EXERCISE MATERIAL:

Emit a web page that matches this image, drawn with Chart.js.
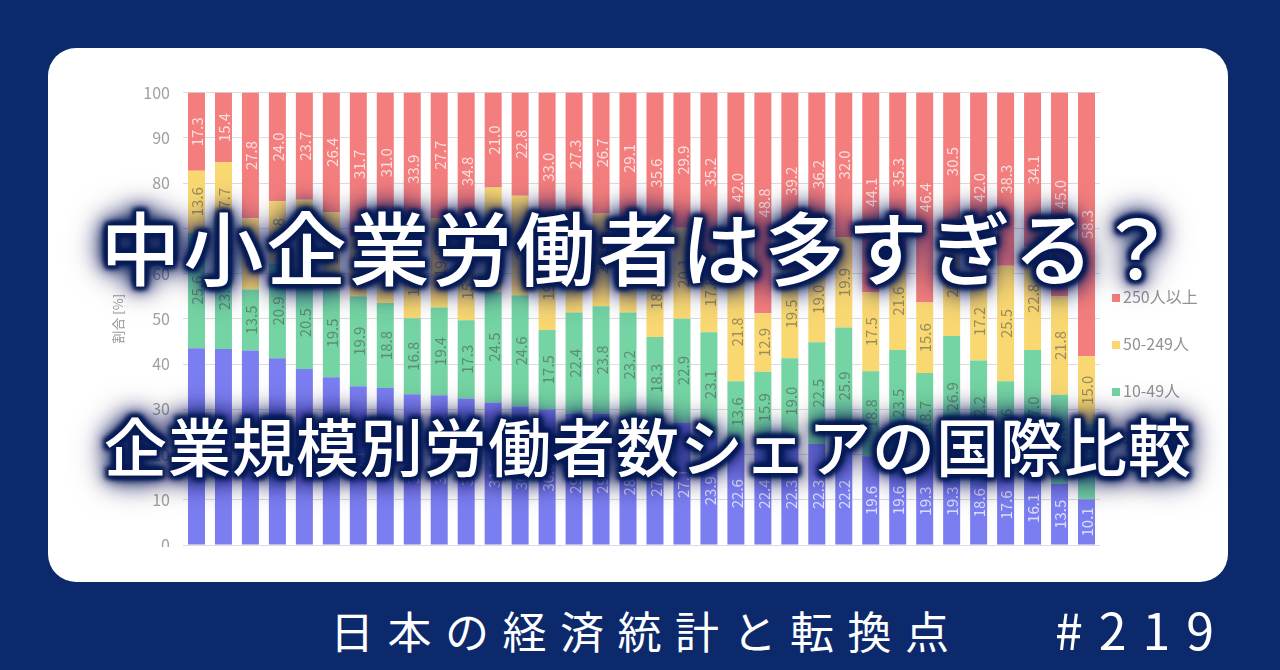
<!DOCTYPE html>
<html lang="ja">
<head>
<meta charset="utf-8">
<script src="https://cdn.jsdelivr.net/npm/chart.js@4"></script>
<style>
  html, body { margin: 0; padding: 0; }
  body {
    width: 1280px; height: 670px; overflow: hidden; position: relative;
    background: #0c2a6b;
    font-family: "Noto Sans CJK JP", "Noto Sans", sans-serif;
  }
  #panel {
    position: absolute; left: 48px; top: 48px; width: 1180px; height: 534px;
    background: #fff; border-radius: 28px;
  }
  #chartBox {
    position: absolute; left: 48px; top: 70px; width: 1180px; height: 477px;
    overflow: hidden;
  }
  #chartInner { position: relative; width: 1180px; height: 500px; }
  #legend { position: absolute; left: 0; top: 0; }
  .lg {
    position: absolute; left: 1112px; height: 20px; line-height: 20px;
    font-size: 16px; color: #929292; white-space: nowrap;
  }
  .lg i {
    display: inline-block; width: 8px; height: 8px; margin-right: 3px;
    vertical-align: middle; position: relative; top: -1px;
  }
  .title {
    position: absolute; left: 0; width: 1280px; text-align: center;
    color: #fff; font-weight: 500; white-space: nowrap;
    text-shadow:
      0 0 2px #081c56, 0 0 4px #081c56, 0 0 6px #081c56, 0 0 8px #081c56,
      0 0 11px #081c56, 0 0 14px #081c56, 0 0 18px #081c56, 0 0 24px #081c56,
      0 0 30px #081c56, 0 0 38px #081c56,
      3px 3px 4px #081c56, -3px -3px 4px #081c56, 3px -3px 4px #081c56, -3px 3px 4px #081c56;
  }
  #t1 { top: 196px; font-size: 80px; line-height: 96px; letter-spacing: 3px; }
  #t2 { top: 406px; left: 8px; font-size: 63px; line-height: 76px; letter-spacing: 1px; }
  .foot { position: absolute; color: #fff; white-space: nowrap; font-weight: 400; }
  #f1 { left: 330px; top: 600px; font-size: 44px; line-height: 60px; letter-spacing: 13.5px; }
  #f2 { left: 1055px; top: 598px; font-size: 50px; line-height: 60px; letter-spacing: 16px; }
</style>
</head>
<body>
<div id="panel"></div>
<div id="chartBox"><div id="chartInner"><canvas id="chart"></canvas></div></div>
<div id="legend"></div>
<div class="title" id="t1">中小企業労働者は多すぎる？</div>
<div class="title" id="t2">企業規模別労働者数シェアの国際比較</div>
<div class="foot" id="f1">日本の経済統計と転換点</div>
<div class="foot" id="f2">#219</div>
<script>
// countries are not readable in the picture, so bars are just numbered
var categories = ['1','2','3','4','5','6','7','8','9','10','11','12','13','14','15','16','17',
  '18','19','20','21','22','23','24','25','26','27','28','29','30','31','32','33','34'];

// share of workers by firm size [%]
var micro = [43.5, 43.3, 43.0, 41.3, 38.9, 37.1, 35.1, 34.7, 33.3, 33.1, 32.4, 31.5, 30.6, 30.0, 29.0, 29.0, 28.2,
  27.7, 27.1, 23.9, 22.6, 22.4, 22.3, 22.3, 22.2, 19.6, 19.6, 19.3, 19.3, 18.6, 17.6, 16.1, 13.5, 10.1];
var small = [25.6, 23.6, 13.5, 20.9, 20.5, 19.5, 19.9, 18.8, 16.8, 19.4, 17.3, 24.5, 24.6, 17.5, 22.4, 23.8, 23.2,
  18.3, 22.9, 23.1, 13.6, 15.9, 19.0, 22.5, 25.9, 18.8, 23.5, 18.7, 26.9, 22.2, 18.6, 27.0, 19.7, 16.6];
var medium = [13.6, 17.7, 15.7, 13.8, 16.9, 17.0, 13.3, 15.5, 16.0, 19.8, 15.5, 23.0, 22.0, 19.5, 21.3, 20.5, 19.5,
  18.4, 20.1, 17.8, 21.8, 12.9, 19.5, 19.0, 19.9, 17.5, 21.6, 15.6, 23.3, 17.2, 25.5, 22.8, 21.8, 15.0];
var large = [17.3, 15.4, 27.8, 24.0, 23.7, 26.4, 31.7, 31.0, 33.9, 27.7, 34.8, 21.0, 22.8, 33.0, 27.3, 26.7, 29.1,
  35.6, 29.9, 35.2, 42.0, 48.8, 39.2, 36.2, 32.0, 44.1, 35.3, 46.4, 30.5, 42.0, 38.3, 34.1, 45.0, 58.3];

var seriesNames = ['1-9人', '10-49人', '50-249人', '250人以上'];
var yTicks = [0, 10, 20, 30, 40, 50, 60, 70, 80, 90, 100];

var colors = ['#7b7ef1', '#74d4a3', '#f9d872', '#f47e7e'];
var labelColors = ['rgba(255,255,255,0.75)', 'rgba(80,90,85,0.6)', 'rgba(90,90,80,0.6)', 'rgba(255,255,255,0.75)'];
var values = [micro, small, medium, large];

var datasets = values.map(function(v, i) {
  return {
    label: seriesNames[i],
    data: v,
    backgroundColor: colors[i],
    borderWidth: 0,
    barPercentage: 0.63,
    categoryPercentage: 1.0
  };
});

// rotated value labels inside each segment
var segLabels = {
  id: 'segLabels',
  afterDatasetsDraw: function(chart) {
    var ctx = chart.ctx;
    ctx.save();
    ctx.font = '15px "Noto Sans CJK JP", sans-serif';
    ctx.textAlign = 'center';
    ctx.textBaseline = 'middle';
    chart.data.datasets.forEach(function(ds, i) {
      var meta = chart.getDatasetMeta(i);
      ctx.fillStyle = labelColors[i];
      meta.data.forEach(function(bar, j) {
        var cy = (bar.y + bar.base) / 2;
        ctx.save();
        ctx.translate(bar.x, cy);
        ctx.rotate(-Math.PI / 2);
        ctx.fillText(ds.data[j].toFixed(1), 0, 1);
        ctx.restore();
      });
    });
    ctx.restore();
  }
};

new Chart(document.getElementById('chart').getContext('2d'), {
  type: 'bar',
  data: { labels: categories, datasets: datasets },
  options: {
    responsive: true,
    maintainAspectRatio: false,
    animation: false,
    layout: { padding: { left: 58, right: 128, top: 22, bottom: 25 } },
    plugins: { legend: { display: false }, tooltip: { enabled: false } },
    scales: {
      x: { stacked: true, display: false },
      y: {
        stacked: true,
        min: 0,
        max: 100,
        afterBuildTicks: function(axis) { axis.ticks = yTicks.map(function(v) { return { value: v }; }); },
        afterFit: function(axis) { axis.width = 77; },
        ticks: { padding: 13, color: '#a0a0a0', font: { size: 16, family: '"Noto Sans CJK JP", sans-serif' } },
        grid: { color: '#dcdcdc', drawTicks: false },
        border: { display: false },
        title: {
          display: true,
          text: '割合 [%]',
          color: '#999',
          font: { size: 13, family: '"Noto Sans CJK JP", sans-serif' },
          padding: { top: 4, bottom: 4 }
        }
      }
    }
  },
  plugins: [segLabels]
});

// legend, top item = largest firms
var legendY = [296, 343, 390, 437];
var lg = document.getElementById('legend');
for (var k = 0; k < 4; k++) {
  var s = 3 - k;
  var d = document.createElement('div');
  d.className = 'lg';
  d.style.top = (legendY[k] - 10) + 'px';
  d.innerHTML = '<i style="background:' + colors[s] + '"></i>' + seriesNames[s];
  lg.appendChild(d);
}
</script>
</body>
</html>
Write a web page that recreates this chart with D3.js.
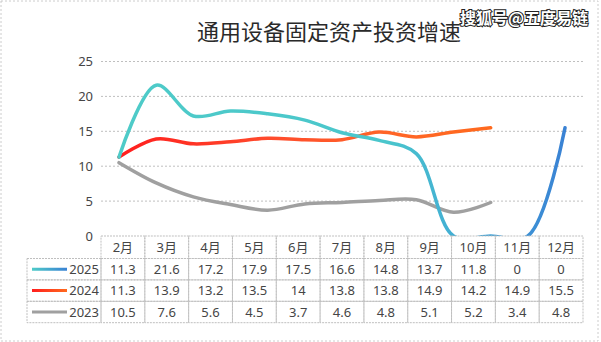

PROMPT:
Copy out each record shown above without alteration, skipping any picture.

THE REPLY:
Emit a web page that matches this image, drawn with Chart.js.
<!DOCTYPE html>
<html lang="ja">
<head>
<meta charset="utf-8">
<script src="https://cdn.jsdelivr.net/npm/chart.js@4"></script>
<style>
  html, body { margin: 0; padding: 0; }
  body {
    width: 1280px; height: 670px; overflow: hidden; position: relative;
    background: #0c2a6b;
    font-family: "Noto Sans CJK JP", "Noto Sans", sans-serif;
  }
  #panel {
    position: absolute; left: 48px; top: 48px; width: 1180px; height: 534px;
    background: #fff; border-radius: 28px;
  }
  #chartBox {
    position: absolute; left: 48px; top: 70px; width: 1180px; height: 477px;
    overflow: hidden;
  }
  #chartInner { position: relative; width: 1180px; height: 500px; }
  #legend { position: absolute; left: 0; top: 0; }
  .lg {
    position: absolute; left: 1112px; height: 20px; line-height: 20px;
    font-size: 16px; color: #929292; white-space: nowrap;
  }
  .lg i {
    display: inline-block; width: 8px; height: 8px; margin-right: 3px;
    vertical-align: middle; position: relative; top: -1px;
  }
  .title {
    position: absolute; left: 0; width: 1280px; text-align: center;
    color: #fff; font-weight: 500; white-space: nowrap;
    text-shadow:
      0 0 2px #081c56, 0 0 4px #081c56, 0 0 6px #081c56, 0 0 8px #081c56,
      0 0 11px #081c56, 0 0 14px #081c56, 0 0 18px #081c56, 0 0 24px #081c56,
      0 0 30px #081c56, 0 0 38px #081c56,
      3px 3px 4px #081c56, -3px -3px 4px #081c56, 3px -3px 4px #081c56, -3px 3px 4px #081c56;
  }
  #t1 { top: 196px; font-size: 80px; line-height: 96px; letter-spacing: 3px; }
  #t2 { top: 406px; left: 8px; font-size: 63px; line-height: 76px; letter-spacing: 1px; }
  .foot { position: absolute; color: #fff; white-space: nowrap; font-weight: 400; }
  #f1 { left: 330px; top: 600px; font-size: 44px; line-height: 60px; letter-spacing: 13.5px; }
  #f2 { left: 1055px; top: 598px; font-size: 50px; line-height: 60px; letter-spacing: 16px; }
</style>
</head>
<body>
<div id="panel"></div>
<div id="chartBox"><div id="chartInner"><canvas id="chart"></canvas></div></div>
<div id="legend"></div>
<div class="title" id="t1">中小企業労働者は多すぎる？</div>
<div class="title" id="t2">企業規模別労働者数シェアの国際比較</div>
<div class="foot" id="f1">日本の経済統計と転換点</div>
<div class="foot" id="f2">#219</div>
<script>
// countries are not readable in the picture, so bars are just numbered
var categories = ['1','2','3','4','5','6','7','8','9','10','11','12','13','14','15','16','17',
  '18','19','20','21','22','23','24','25','26','27','28','29','30','31','32','33','34'];

// share of workers by firm size [%]
var micro = [43.5, 43.3, 43.0, 41.3, 38.9, 37.1, 35.1, 34.7, 33.3, 33.1, 32.4, 31.5, 30.6, 30.0, 29.0, 29.0, 28.2,
  27.7, 27.1, 23.9, 22.6, 22.4, 22.3, 22.3, 22.2, 19.6, 19.6, 19.3, 19.3, 18.6, 17.6, 16.1, 13.5, 10.1];
var small = [25.6, 23.6, 13.5, 20.9, 20.5, 19.5, 19.9, 18.8, 16.8, 19.4, 17.3, 24.5, 24.6, 17.5, 22.4, 23.8, 23.2,
  18.3, 22.9, 23.1, 13.6, 15.9, 19.0, 22.5, 25.9, 18.8, 23.5, 18.7, 26.9, 22.2, 18.6, 27.0, 19.7, 16.6];
var medium = [13.6, 17.7, 15.7, 13.8, 16.9, 17.0, 13.3, 15.5, 16.0, 19.8, 15.5, 23.0, 22.0, 19.5, 21.3, 20.5, 19.5,
  18.4, 20.1, 17.8, 21.8, 12.9, 19.5, 19.0, 19.9, 17.5, 21.6, 15.6, 23.3, 17.2, 25.5, 22.8, 21.8, 15.0];
var large = [17.3, 15.4, 27.8, 24.0, 23.7, 26.4, 31.7, 31.0, 33.9, 27.7, 34.8, 21.0, 22.8, 33.0, 27.3, 26.7, 29.1,
  35.6, 29.9, 35.2, 42.0, 48.8, 39.2, 36.2, 32.0, 44.1, 35.3, 46.4, 30.5, 42.0, 38.3, 34.1, 45.0, 58.3];

var seriesNames = ['1-9人', '10-49人', '50-249人', '250人以上'];
var yTicks = [0, 10, 20, 30, 40, 50, 60, 70, 80, 90, 100];

var colors = ['#7b7ef1', '#74d4a3', '#f9d872', '#f47e7e'];
var labelColors = ['rgba(255,255,255,0.75)', 'rgba(80,90,85,0.6)', 'rgba(90,90,80,0.6)', 'rgba(255,255,255,0.75)'];
var values = [micro, small, medium, large];

var datasets = values.map(function(v, i) {
  return {
    label: seriesNames[i],
    data: v,
    backgroundColor: colors[i],
    borderWidth: 0,
    barPercentage: 0.63,
    categoryPercentage: 1.0
  };
});

// rotated value labels inside each segment
var segLabels = {
  id: 'segLabels',
  afterDatasetsDraw: function(chart) {
    var ctx = chart.ctx;
    ctx.save();
    ctx.font = '15px "Noto Sans CJK JP", sans-serif';
    ctx.textAlign = 'center';
    ctx.textBaseline = 'middle';
    chart.data.datasets.forEach(function(ds, i) {
      var meta = chart.getDatasetMeta(i);
      ctx.fillStyle = labelColors[i];
      meta.data.forEach(function(bar, j) {
        var cy = (bar.y + bar.base) / 2;
        ctx.save();
        ctx.translate(bar.x, cy);
        ctx.rotate(-Math.PI / 2);
        ctx.fillText(ds.data[j].toFixed(1), 0, 1);
        ctx.restore();
      });
    });
    ctx.restore();
  }
};

new Chart(document.getElementById('chart').getContext('2d'), {
  type: 'bar',
  data: { labels: categories, datasets: datasets },
  options: {
    responsive: true,
    maintainAspectRatio: false,
    animation: false,
    layout: { padding: { left: 58, right: 128, top: 22, bottom: 25 } },
    plugins: { legend: { display: false }, tooltip: { enabled: false } },
    scales: {
      x: { stacked: true, display: false },
      y: {
        stacked: true,
        min: 0,
        max: 100,
        afterBuildTicks: function(axis) { axis.ticks = yTicks.map(function(v) { return { value: v }; }); },
        afterFit: function(axis) { axis.width = 77; },
        ticks: { padding: 13, color: '#a0a0a0', font: { size: 16, family: '"Noto Sans CJK JP", sans-serif' } },
        grid: { color: '#dcdcdc', drawTicks: false },
        border: { display: false },
        title: {
          display: true,
          text: '割合 [%]',
          color: '#999',
          font: { size: 13, family: '"Noto Sans CJK JP", sans-serif' },
          padding: { top: 4, bottom: 4 }
        }
      }
    }
  },
  plugins: [segLabels]
});

// legend, top item = largest firms
var legendY = [296, 343, 390, 437];
var lg = document.getElementById('legend');
for (var k = 0; k < 4; k++) {
  var s = 3 - k;
  var d = document.createElement('div');
  d.className = 'lg';
  d.style.top = (legendY[k] - 10) + 'px';
  d.innerHTML = '<i style="background:' + colors[s] + '"></i>' + seriesNames[s];
  lg.appendChild(d);
}
</script>
</body>
</html>
Write a web page that recreates this chart with D3.js.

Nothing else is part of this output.